Has the Petitioner in his petition proved cruelty as a matrimonial offence? The Court of Appeal in JSM vs. ENB (2015) eKLR stated that:

“The last point, which has been made time and again by various courts, and which is worthy reiterating here, is that there is no comprehensive definition of cruelty. Each petition founded on cruelty must be decided on its own facts because whether cruelty is proved or not is a question of fact and degree. The conduct complained of must be looked at holistically and in the light of the parties themselves.”

By failing to attend the burial for the petitioner’s mother, the respondent to my mind acted cruelly and this in my view occasioned reasonable apprehension on the part of the petitioner. The petitioner testified that the respondent has psychologically tortured him to the extent that he has developed high blood pressure. In the circumstances, I do hold that the petitioner’s evidence for the charges he has made against the respondent are of such a nature as to convince the court that to compel the litigants to remain together as husband and wife would result in a most undesirable marital status.

On desertion, petitioner alleged that the respondent had since the early months of 2004 deserted him and attempts to persuade her to come back had failed. It should be noted that for desertion to constitute matrimonial offence for divorce, it must run for a period of at least three years immediately preceding the presentation of the petition for divorce. The petition was presented to court in April 2007. This court has not been told exactly when the respondent deserted the matrimonial home. She was said to have left in the early months of 2004, which in my view is vague and I am unable to ascertain whether the period of three years from 2004 had expired. In the circumstances, I cannot rule that the ingredients of desertion have been satisfied and I find the matrimonial offence of desertion was not duly proved.

On the allegation of adultery, I find that the petitioner’s allegations were not supported by evidence. In the absence of such evidence, I cannot condemn the respondent on mere and bare allegations.

It was said by GBM Kariuki J. in Peter Kimutai Katam vs. Vicky Chebet Kones [2010] eKLR that:

“Normally, it is not always necessary in cases of adultery that a spouse be caughtin flagrante delictoor red-handed. After all, sexual encounters and sexual escapades are done so clandestinely… It is my finding that the Petitioner did not prove the allegation of adultery. It is unlikely that it has not taken place but there is no evidence to prove it. Mere suspicion is not sufficient to justify a finding of adultery (seeBeer vs. Beer (1948) P. 10, 13. ”

The respondent alleged in her evidence that the petitioner committed adultery during the subsistence of the said marriage. She contended that he had an adulterous relationship with her cousins, whom she named. She also said that on many occasions during the subsistence of the marriage she found condoms in the pockets of his trousers. I have noted from both the pleadings and the oral evidence that the petitioner did not satisfactorily responded to those allegations.

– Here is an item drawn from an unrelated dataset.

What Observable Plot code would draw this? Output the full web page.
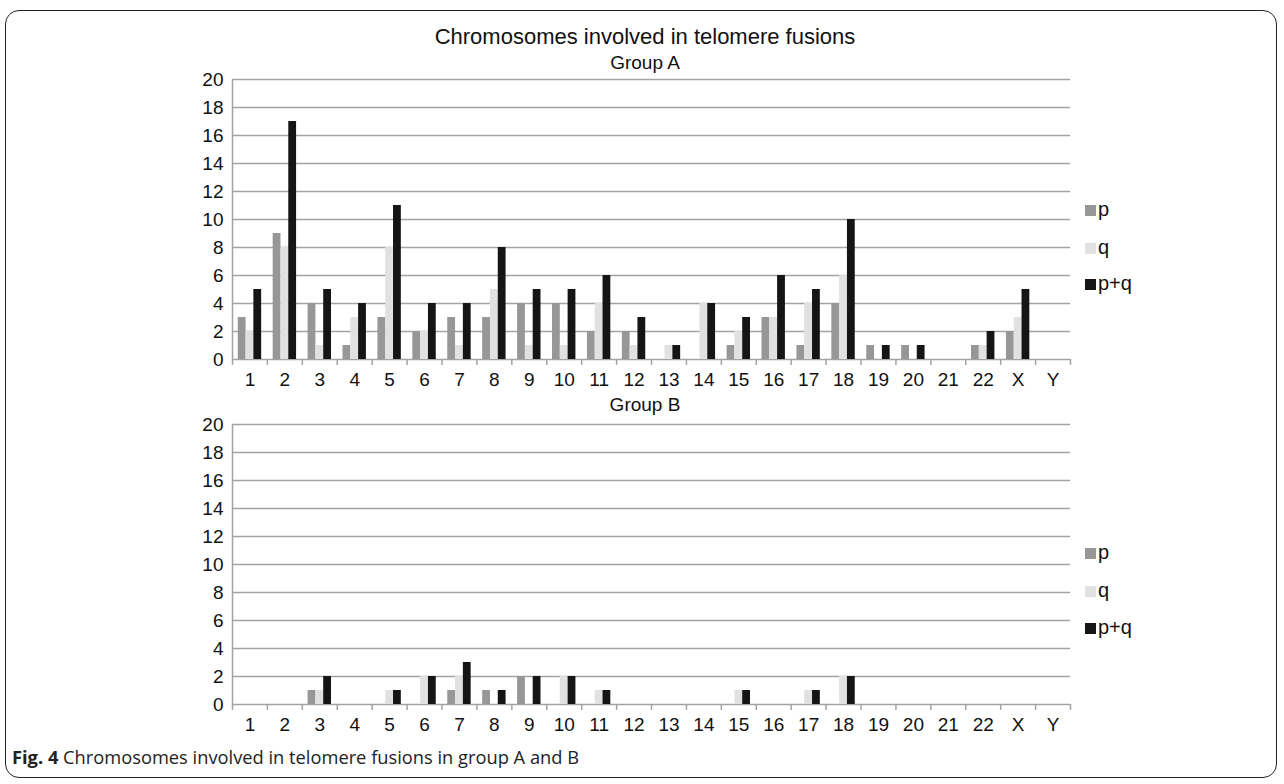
<!DOCTYPE html>
<html>
<head>
<meta charset="utf-8">
<script src="https://cdn.jsdelivr.net/npm/d3@7"></script>
<script src="https://cdn.jsdelivr.net/npm/@observablehq/plot@0.6"></script>
<style>
  html, body { margin: 0; padding: 0; background: #fff; }
  #root { position: relative; width: 1284px; height: 784px; overflow: hidden; font-family: "Liberation Sans", Arial, sans-serif; }
  #box { position: absolute; left: 5px; top: 10px; width: 1272px; height: 768px; border: 1.5px solid #222; border-radius: 14px; box-sizing: border-box; }
  .t { position: absolute; left: 0; width: 1290px; text-align: center; color: #111; white-space: nowrap; }
  .plot { position: absolute; left: 0; }
  .legend { position: absolute; font-size: 20px; color: #111; }
  .legend .item { position: absolute; left: 0; white-space: nowrap; line-height: 20px; }
  .legend .sw { display: inline-block; width: 11px; height: 11px; margin-right: 2px; vertical-align: 0px; }
  #caption { position: absolute; left: 12px; top: 744px; font-family: "Open Sans", "Noto Sans", sans-serif; font-size: 18.3px; color: #222; white-space: nowrap; }
</style>
</head>
<body>
<div id="root">
  <div id="box"></div>
  <div class="t" style="top:24px;font-size:22px;">Chromosomes involved in telomere fusions</div>
  <div class="t" style="top:52px;font-size:19px;">Group A</div>
  <div class="t" style="top:394px;font-size:19px;">Group B</div>
  <div id="plotA" class="plot" style="top:69px;"></div>
  <div id="plotB" class="plot" style="top:414px;"></div>
  <div id="legendA" class="legend" style="left:1085px;top:0px;"></div>
  <div id="legendB" class="legend" style="left:1085px;top:0px;"></div>
  <div id="caption"><b>Fig. 4</b> Chromosomes involved in telomere fusions in group A and B</div>
</div>
<script>
// ---- data ----
const chromosomes = ["1","2","3","4","5","6","7","8","9","10","11","12","13","14","15","16","17","18","19","20","21","22","X","Y"];
const seriesNames = ["p", "q", "p+q"];
const seriesColors = ["#979797", "#e1e1e1", "#151515"];

const groupA_p  = [3, 9, 4, 1, 3, 2, 3, 3, 4, 4, 2, 2, 0, 0, 1, 3, 1, 4, 1, 1, 0, 1, 2, 0];
const groupA_q  = [2, 8, 1, 3, 8, 2, 1, 5, 1, 1, 4, 1, 1, 4, 2, 3, 4, 6, 0, 0, 0, 1, 3, 0];
const groupA_pq = [5,17, 5, 4,11, 4, 4, 8, 5, 5, 6, 3, 1, 4, 3, 6, 5,10, 1, 1, 0, 2, 5, 0];

const groupB_p  = [0, 0, 1, 0, 0, 0, 1, 1, 2, 0, 0, 0, 0, 0, 0, 0, 0, 0, 0, 0, 0, 0, 0, 0];
const groupB_q  = [0, 0, 1, 0, 1, 2, 2, 0, 0, 2, 1, 0, 0, 0, 1, 0, 1, 2, 0, 0, 0, 0, 0, 0];
const groupB_pq = [0, 0, 2, 0, 1, 2, 3, 1, 2, 2, 1, 0, 0, 0, 1, 0, 1, 2, 0, 0, 0, 0, 0, 0];

const yTicks = [0, 2, 4, 6, 8, 10, 12, 14, 16, 18, 20];

// ---- layout ----
const W = 1284, ML = 232, MR = 214, MT = 10, MB = 38, H = 328;
const bw = (W - ML - MR) / chromosomes.length;
const barW = 7.8;
const gap = (bw - 3 * barW) / 2;
const grid = "#a3a3a3";

function tidy(arrs) {
  const rows = [];
  chromosomes.forEach((c, i) => {
    arrs.forEach((a, s) => rows.push({chrom: c, series: seriesNames[s], value: a[i]}));
  });
  return rows.filter(d => d.value > 0);
}

function makePlot(arrs) {
  const data = tidy(arrs);
  const barMarks = seriesNames.map((s, k) =>
    Plot.barY(data.filter(d => d.series === s), {
      x: "chrom", y: "value", fill: seriesColors[k],
      insetLeft: gap + k * barW,
      insetRight: bw - gap - (k + 1) * barW
    })
  );
  return Plot.plot({
    width: W, height: H,
    marginLeft: ML, marginRight: MR, marginTop: MT, marginBottom: MB,
    style: {fontFamily: "'Liberation Sans', Arial, sans-serif", fontSize: "19px", color: "#111", background: "transparent", overflow: "visible"},
    x: {domain: chromosomes, padding: 0, round: false, axis: null},
    y: {domain: [0, 20], axis: null},
    marks: [
      Plot.ruleY(yTicks, {stroke: grid, strokeWidth: 1.5}),
      Plot.ruleX([chromosomes[0]], {dx: -bw / 2, y1: 0, y2: 20, stroke: grid, strokeWidth: 1.5}),
      Plot.ruleX(chromosomes, {dx: -bw / 2, y1: 0, y2: -0.42, stroke: grid, strokeWidth: 1.5}),
      Plot.ruleX([chromosomes[chromosomes.length - 1]], {dx: bw / 2, y1: 0, y2: -0.42, stroke: grid, strokeWidth: 1.5}),
      ...barMarks,
      Plot.axisX({tickSize: 0, tickPadding: 13, fontSize: 19, label: null}),
      Plot.axisY({ticks: yTicks, tickSize: 0, tickPadding: 9, fontSize: 19, label: null})
    ]
  });
}

document.getElementById("plotA").appendChild(makePlot([groupA_p, groupA_q, groupA_pq]));
document.getElementById("plotB").appendChild(makePlot([groupB_p, groupB_q, groupB_pq]));

function legend(el, tops) {
  seriesNames.forEach((s, k) => {
    const it = document.createElement("div");
    it.className = "item";
    it.style.top = tops[k] + "px";
    it.innerHTML = `<span class="sw" style="background:${seriesColors[k]}"></span>${s}`;
    el.appendChild(it);
  });
}
legend(document.getElementById("legendA"), [199, 237, 273]);
legend(document.getElementById("legendB"), [542, 580, 617]);
</script>
</body>
</html>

In N vs. N and another (2008) 1 KLR 17  Madan J. said that:

“Adultery is that physical act of sexual union between two   married persons of the opposite sex not lawfully wedded to each other.  To prove adultery, it is not necessary to have direct evidence of the same.  Association coupled with opportunity illicit affection, undue familiarity and guilt attachment are some of the instances which create an inference upon which the court can act. Circumstantial evidence can prove and establish adultery provided the circumstances are relevant, cogent and compelling.”

In view of the foregoing, it is my finding that the respondent has proved that the petitioner committed adultery during the subsistence of the said marriage.

It is also the petitioner’s case that the marriage has irretrievably broken down, and from the record it would appear that the respondent is in agreement with that position.

It is my final conclusion that both the petitioner and the respondent are responsible for the collapse of the marital union. As stated above the petitioner proved that the respondent was cruel to him, while the respondent also proved to my satisfaction that the petitioner committed adultery during the subsistence of the said marriage.

On the respondent’s prayer for maintenance, I find that no plausible explanation has been proffered as to why the Respondent should be granted maintenance orders.In the case of WMM vs. BML [2012] eKLRJustice G.B.M. Kariuki (as he then was) stated that:

“In considering a claim for maintenance, regard must be had to the provisions of Article 45 (3) of the Constitution of Kenya which recognizes that “parties to a marriage are entitled to equal rights at the time of the marriage, during marriage and at the dissolution of the marriage”.  No spouse who is capable of earning should be allowed to shirk his or her responsibility to support himself or herself or turn the other spouse into a beast of burden but where a spouse deserves to be paid maintenance in the event of divorce or separation the law must be enforced to ensure that a deserving spouse enjoys spousal support so as to maintain the standard of life he or she was used to before separation or divorce.”

The respondent did not established at all that she deserved to be paid maintenance.

Considering that both the petitioner and respondent have conceded that the said marriage has irretrievably broken down and in view of the fact that the matrimonial offences of cruelty and adultery have been established to the satisfaction of the court, it is my opinion that the continued existence of the marriage is not in the best interests of either party.

Consequently, I am moved to make the following orders:

That the marriage solemnized at Nairobi between M L M and M M N on 2nd November 2001 is hereby dissolved;

That decree nisi shall issue forthwith, the same to be made absolute after expiry of a period of 30 (thirty) days from the date hereof; and

That there shall be no orders as to costs.

DATED, SIGNED and DELIVERED at NAIROBI this 25TH DAY OF SEPTEMBER, 2015.